P47: The Healing Power of Taking Off the Mask

What Brandon Steppe taught me about influence, connection, and flashlight moments.

Welcome to Just One Pivot, your weekly pause to find clarity and consider your next best move. If this was sent to you, subscribe to get your own copy next week.

Dear friend, welcome back!

When was the last time someone you care about trusted you implicitly—enough to take off the mask, open up, and truly listen to what you’ve struggled to get across?

If you’ve experienced that kind of moment, you’ve experienced the healing power of trust—and influence. If you’re still searching for that kind of connection, today’s pivot is for you.

Almost a decade ago, I met Brandon Steppe, founder and executive director of The David’s Harp Foundation, a creative space in downtown San Diego where system-affected youth find belonging and purpose through the power of music… or so they think.

A man who has a knack for changing how you think about leadership, mentorship, and what it means to earn genuine influence, Brandon’s extraordinary warmth, vision, and humility draw you in.

In fact, you can see for yourself—because to make the most of this pivot moment, I invite you to watch his TEDx talk first. I promise: the 15 minutes are worth it.

Come on. Click play. I’ll be right here when you’re done.

💡 The Pivot

If you did watch Brandon’s talk, you already know that his message isn’t just about mentorship. It’s about the power to connect when it matters most.

And more than ever, that’s a difficult task, whether you’re trying to reach your kids, your students, your employees, or the audiences who have the power to open doors for you.

In short, we’re in the middle of a trust crisis.

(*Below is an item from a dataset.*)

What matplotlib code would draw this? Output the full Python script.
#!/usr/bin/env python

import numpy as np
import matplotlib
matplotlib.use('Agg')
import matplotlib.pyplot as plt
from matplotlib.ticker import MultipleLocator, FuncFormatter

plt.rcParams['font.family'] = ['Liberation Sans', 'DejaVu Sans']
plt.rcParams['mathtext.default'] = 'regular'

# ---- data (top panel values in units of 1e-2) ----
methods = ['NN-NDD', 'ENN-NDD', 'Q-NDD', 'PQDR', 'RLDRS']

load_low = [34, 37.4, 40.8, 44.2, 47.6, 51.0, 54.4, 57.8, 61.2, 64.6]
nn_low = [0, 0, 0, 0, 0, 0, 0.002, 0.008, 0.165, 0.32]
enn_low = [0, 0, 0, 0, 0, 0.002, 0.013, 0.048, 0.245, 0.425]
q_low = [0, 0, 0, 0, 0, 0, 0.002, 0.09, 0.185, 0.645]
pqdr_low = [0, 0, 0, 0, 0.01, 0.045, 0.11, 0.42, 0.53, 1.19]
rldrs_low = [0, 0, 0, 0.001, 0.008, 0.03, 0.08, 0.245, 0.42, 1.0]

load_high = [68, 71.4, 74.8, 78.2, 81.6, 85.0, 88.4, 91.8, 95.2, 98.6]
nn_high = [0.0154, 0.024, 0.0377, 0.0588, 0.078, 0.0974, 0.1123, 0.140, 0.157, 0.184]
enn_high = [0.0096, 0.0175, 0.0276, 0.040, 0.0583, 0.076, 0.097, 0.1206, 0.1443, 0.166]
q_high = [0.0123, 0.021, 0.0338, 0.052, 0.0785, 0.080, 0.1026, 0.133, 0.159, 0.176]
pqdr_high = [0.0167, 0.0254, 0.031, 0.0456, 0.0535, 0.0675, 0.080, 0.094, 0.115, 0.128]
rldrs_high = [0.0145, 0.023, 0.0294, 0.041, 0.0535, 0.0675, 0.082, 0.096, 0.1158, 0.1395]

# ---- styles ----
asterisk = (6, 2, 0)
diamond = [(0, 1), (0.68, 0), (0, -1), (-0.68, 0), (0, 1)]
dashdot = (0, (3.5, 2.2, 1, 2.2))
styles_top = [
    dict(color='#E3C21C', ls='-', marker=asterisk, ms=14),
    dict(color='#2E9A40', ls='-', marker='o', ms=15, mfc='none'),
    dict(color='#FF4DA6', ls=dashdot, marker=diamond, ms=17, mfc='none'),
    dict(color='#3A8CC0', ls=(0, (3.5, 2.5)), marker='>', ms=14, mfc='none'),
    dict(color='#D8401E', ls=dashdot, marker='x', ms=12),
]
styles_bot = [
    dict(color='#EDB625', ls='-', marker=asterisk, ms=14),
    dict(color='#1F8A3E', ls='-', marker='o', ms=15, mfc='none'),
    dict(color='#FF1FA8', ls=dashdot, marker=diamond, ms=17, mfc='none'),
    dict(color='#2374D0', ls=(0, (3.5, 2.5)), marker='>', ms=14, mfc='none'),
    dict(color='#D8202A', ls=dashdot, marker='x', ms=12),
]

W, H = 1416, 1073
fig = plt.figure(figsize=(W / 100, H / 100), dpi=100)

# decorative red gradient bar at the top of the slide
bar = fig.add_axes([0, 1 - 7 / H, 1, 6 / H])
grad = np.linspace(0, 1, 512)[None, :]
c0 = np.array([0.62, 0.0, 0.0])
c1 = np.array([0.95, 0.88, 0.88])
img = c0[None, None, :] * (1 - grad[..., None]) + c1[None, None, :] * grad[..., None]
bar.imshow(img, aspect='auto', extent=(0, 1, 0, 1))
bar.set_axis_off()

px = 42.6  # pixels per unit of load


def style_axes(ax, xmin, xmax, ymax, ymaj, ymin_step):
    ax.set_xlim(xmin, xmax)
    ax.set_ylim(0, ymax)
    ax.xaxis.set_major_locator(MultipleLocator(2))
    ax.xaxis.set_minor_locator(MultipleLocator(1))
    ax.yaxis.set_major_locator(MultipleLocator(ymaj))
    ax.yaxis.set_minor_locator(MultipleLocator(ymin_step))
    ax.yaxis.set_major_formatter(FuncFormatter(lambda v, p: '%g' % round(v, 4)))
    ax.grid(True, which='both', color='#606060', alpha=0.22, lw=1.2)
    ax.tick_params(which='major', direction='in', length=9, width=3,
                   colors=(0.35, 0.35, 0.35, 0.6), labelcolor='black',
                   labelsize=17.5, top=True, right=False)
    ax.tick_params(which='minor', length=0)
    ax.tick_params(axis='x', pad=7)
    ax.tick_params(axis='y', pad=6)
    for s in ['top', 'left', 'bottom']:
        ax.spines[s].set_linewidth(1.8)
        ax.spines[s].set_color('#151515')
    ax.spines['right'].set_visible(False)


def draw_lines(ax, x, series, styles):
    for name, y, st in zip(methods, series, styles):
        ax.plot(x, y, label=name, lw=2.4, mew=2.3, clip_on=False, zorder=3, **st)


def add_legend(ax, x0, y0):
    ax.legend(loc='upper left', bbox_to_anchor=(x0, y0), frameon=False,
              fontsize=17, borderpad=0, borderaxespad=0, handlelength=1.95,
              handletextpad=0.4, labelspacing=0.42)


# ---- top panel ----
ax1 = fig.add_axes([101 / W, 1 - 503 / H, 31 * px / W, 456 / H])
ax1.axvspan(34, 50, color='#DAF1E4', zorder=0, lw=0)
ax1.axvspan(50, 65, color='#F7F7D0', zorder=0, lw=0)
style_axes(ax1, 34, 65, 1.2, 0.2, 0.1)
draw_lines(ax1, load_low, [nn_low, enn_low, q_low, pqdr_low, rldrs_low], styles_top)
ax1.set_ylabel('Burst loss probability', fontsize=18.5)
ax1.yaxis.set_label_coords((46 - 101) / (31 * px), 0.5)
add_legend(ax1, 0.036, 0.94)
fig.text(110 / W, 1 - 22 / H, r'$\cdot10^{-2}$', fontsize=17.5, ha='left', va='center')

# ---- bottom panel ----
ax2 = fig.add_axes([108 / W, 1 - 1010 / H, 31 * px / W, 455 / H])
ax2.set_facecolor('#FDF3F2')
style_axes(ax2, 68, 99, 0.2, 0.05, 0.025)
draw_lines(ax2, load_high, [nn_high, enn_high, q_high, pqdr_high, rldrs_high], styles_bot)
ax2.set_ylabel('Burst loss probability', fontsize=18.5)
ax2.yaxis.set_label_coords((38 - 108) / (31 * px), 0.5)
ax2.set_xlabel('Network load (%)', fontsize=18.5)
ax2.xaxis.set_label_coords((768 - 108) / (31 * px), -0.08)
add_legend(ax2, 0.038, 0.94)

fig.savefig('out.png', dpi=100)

Why?

Our feeds are curated.
Our workplaces reward composure.
Our culture celebrates counterfeit confidence.
And in most spaces, authenticity feels performative.

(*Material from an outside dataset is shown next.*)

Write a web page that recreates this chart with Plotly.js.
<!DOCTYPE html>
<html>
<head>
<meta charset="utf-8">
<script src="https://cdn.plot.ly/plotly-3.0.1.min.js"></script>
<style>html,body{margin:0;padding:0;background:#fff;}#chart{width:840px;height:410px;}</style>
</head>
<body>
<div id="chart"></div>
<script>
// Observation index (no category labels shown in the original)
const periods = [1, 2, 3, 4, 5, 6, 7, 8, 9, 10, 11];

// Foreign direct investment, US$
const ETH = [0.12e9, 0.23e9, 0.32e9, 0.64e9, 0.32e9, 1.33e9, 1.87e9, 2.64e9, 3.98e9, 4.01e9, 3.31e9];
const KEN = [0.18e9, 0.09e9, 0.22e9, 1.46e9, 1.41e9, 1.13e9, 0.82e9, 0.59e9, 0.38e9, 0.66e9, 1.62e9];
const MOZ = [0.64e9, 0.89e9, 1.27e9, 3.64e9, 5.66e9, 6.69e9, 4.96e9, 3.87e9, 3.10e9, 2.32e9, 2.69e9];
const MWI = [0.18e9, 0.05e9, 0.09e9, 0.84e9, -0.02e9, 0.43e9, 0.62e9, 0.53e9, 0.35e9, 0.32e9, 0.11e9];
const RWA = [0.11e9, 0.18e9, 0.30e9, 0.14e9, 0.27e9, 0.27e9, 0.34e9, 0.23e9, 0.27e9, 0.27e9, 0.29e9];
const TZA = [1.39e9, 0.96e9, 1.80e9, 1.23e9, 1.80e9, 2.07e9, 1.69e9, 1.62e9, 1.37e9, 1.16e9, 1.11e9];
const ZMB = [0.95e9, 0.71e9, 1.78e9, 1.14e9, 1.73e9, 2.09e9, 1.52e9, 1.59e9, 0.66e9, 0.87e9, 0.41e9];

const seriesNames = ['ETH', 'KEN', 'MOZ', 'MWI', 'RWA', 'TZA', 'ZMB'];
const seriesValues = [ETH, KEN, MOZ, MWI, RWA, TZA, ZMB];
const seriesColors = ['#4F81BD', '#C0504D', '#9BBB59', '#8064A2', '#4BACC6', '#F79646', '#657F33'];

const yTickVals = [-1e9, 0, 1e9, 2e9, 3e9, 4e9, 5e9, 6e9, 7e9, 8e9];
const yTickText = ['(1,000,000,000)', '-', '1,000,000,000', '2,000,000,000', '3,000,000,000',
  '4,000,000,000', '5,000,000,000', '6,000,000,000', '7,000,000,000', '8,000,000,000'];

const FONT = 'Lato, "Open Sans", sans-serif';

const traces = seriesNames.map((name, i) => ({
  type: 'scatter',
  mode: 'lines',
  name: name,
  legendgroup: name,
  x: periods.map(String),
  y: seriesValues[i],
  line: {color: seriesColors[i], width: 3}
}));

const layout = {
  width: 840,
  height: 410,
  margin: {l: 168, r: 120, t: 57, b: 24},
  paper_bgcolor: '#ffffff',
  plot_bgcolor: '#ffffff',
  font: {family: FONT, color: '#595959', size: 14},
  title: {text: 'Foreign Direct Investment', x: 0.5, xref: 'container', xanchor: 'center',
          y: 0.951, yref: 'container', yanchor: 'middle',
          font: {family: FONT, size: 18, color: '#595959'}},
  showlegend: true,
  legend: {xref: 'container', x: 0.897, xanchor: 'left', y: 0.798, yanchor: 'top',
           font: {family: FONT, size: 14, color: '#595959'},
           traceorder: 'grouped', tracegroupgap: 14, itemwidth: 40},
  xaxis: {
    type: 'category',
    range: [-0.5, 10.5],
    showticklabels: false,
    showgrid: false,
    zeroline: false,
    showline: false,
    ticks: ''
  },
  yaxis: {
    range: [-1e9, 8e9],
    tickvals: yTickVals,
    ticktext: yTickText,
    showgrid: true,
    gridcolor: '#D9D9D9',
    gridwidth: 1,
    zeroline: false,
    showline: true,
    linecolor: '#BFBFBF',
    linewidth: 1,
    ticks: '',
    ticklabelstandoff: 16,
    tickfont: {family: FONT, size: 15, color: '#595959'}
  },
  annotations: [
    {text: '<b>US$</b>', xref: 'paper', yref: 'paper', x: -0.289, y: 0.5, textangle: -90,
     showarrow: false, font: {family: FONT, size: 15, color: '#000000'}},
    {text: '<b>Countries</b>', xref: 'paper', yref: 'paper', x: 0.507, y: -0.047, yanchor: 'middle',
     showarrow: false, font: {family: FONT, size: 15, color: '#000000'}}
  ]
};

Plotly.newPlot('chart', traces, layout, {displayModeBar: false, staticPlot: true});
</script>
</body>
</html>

This constant pressure to appear “fine” is taking a toll on all of us.

Chronic disconnection, from one another and from ourselves, is stripping us of empathy, compassion, and well being because whether we know it or not, we spend a lot of time “faking it till we make it” to cope with the stress of fear.

Fear of rejection, of irrelevance, of appearing weak.

🧠 The Shift

Walking around with a mask comes with a hefty price.

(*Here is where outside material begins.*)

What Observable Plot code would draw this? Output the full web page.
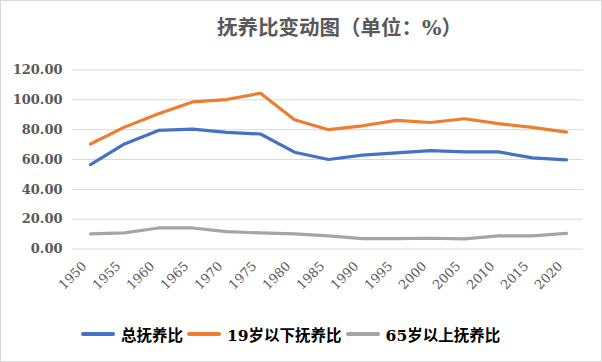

Neuroscience shows that when we stay armored—constantly performing, defending, or pretending—we activate the brain’s amygdala, triggering a chronic, low-grade fight-or-flight response.

That state keeps stress hormones elevated, constantly eroding our emotional health, creativity, and ability to connect with others.

But when we dare to take off the mask—in safe, appropriate spaces—our brain chemistry shifts.

Oxytocin and serotonin increase, restoring empathy, improving decision-making, and rebuilding our capacity to form trusting relationships.

In short: taking off the mask heals.
It heals us.
It heals others.
It heals our relationships and our fractured capacity for genuine connection.

🔦 Flashlight Moments Are the Uncommon Move

Brandon describes the moment he stopped pointing the flashlight at the kids in his studio and instead held it over himself. It was a moment that opened the floodgates of trust that had been shut tight when he kept his mask firmly in place.

This week, I invite you to hold up your own flashlight by asking a few brave questions you might have avoided for some time:

  • What mask am I wearing?

  • What fear keeps it in place?

  • Who is a trusted person I can let see what’s really behind it?

  • What might it look like to begin living without a mask?

If you want to avoid this one, know that avoidance comes with a price.

When we refuse to stand under our own flashlight, we default to holding it outward—exposing flaws, offering fixes, assigning blame. All of these behaviors are eroding your ability to build bridges to others.

Living without a mask and standing under our own light takes courage. And the final quarter of the year is the perfect time to take on courageous feats. Taking off the masks we wear isn’t easy.

But it’s absolutely worth it.

If you accept this invitation to take off the mask, you might just discover that the light you’ve been trying to shine on others is the same one that sets you free—and changes everything.

A Gentle Reminder

Living without a mask doesn’t mean disclosing everything. As Brené Brown reminds us, vulnerability is not oversharing

“Vulnerability is not oversharing, it's sharing with people who have earned the right to hear our stories and our experiences. Vulnerability is not weakness; it's our greatest measure of courage.”

Brené Brown, Atlas of the Heart

Taking off the mask isn’t about spilling our stories in unsafe spaces. It’s about letting our real selves lead and heal in the right spaces, with the right people, for the right reasons.